If a server closes the input side of the connection while the client is sending data (or is planning to send data), then the server's TCP stack will signal an RST (reset) back to the client. Upon receipt of the RST, the client will flush its own incoming TCP buffer back to the un-ACKed packet indicated by the RST packet argument. If the server has sent a message, usually an error response, to the client just before the close, and the client receives the RST packet before its application code has read the error message from its incoming TCP buffer and before the server has received the ACK sent by the client upon receipt of that buffer, then the RST will flush the error message before the client application has a chance to see it. The result is that the client is left thinking that the connection failed for no apparent reason.

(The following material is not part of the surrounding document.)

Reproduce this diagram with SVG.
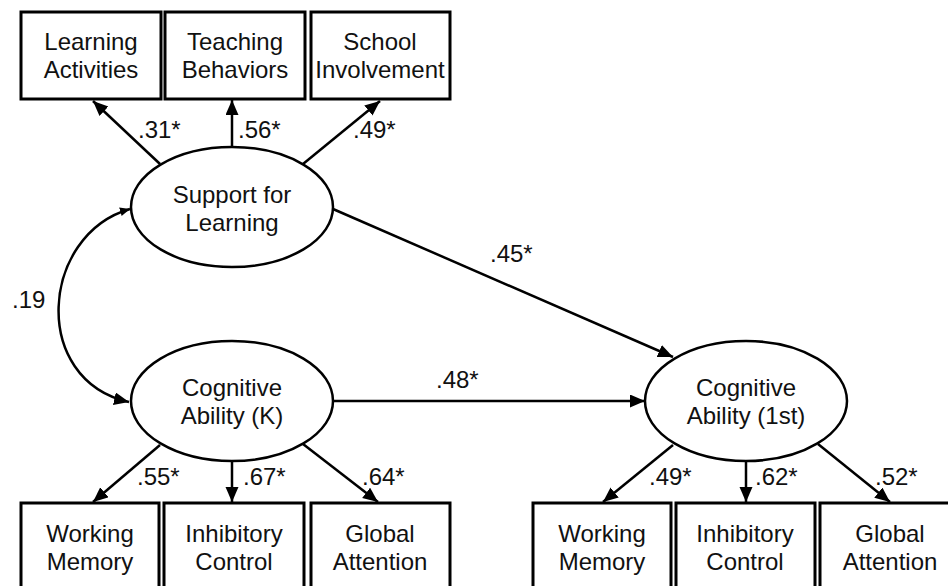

There are two conditions under which this is likely to occur:

sending POST or PUT data without proper authorization
sending multiple requests before each response (pipelining) and one of the middle requests resulting in an error or other break-the-connection result.

The solution in all cases is to send the response, close only the write half of the connection (what shutdown is supposed to do), and continue reading on the socket until it is either closed by the client (signifying it has finally read the response) or a timeout occurs. That is what the kernel is supposed to do if SO_LINGER is set. Unfortunately, SO_LINGER has no effect on some systems; on some other systems, it does not have its own timeout and thus the TCP memory segments just pile-up until the next reboot (planned or not).

Please note that simply removing the linger code will not solve the problem -- it only moves it to a different and much harder one to detect.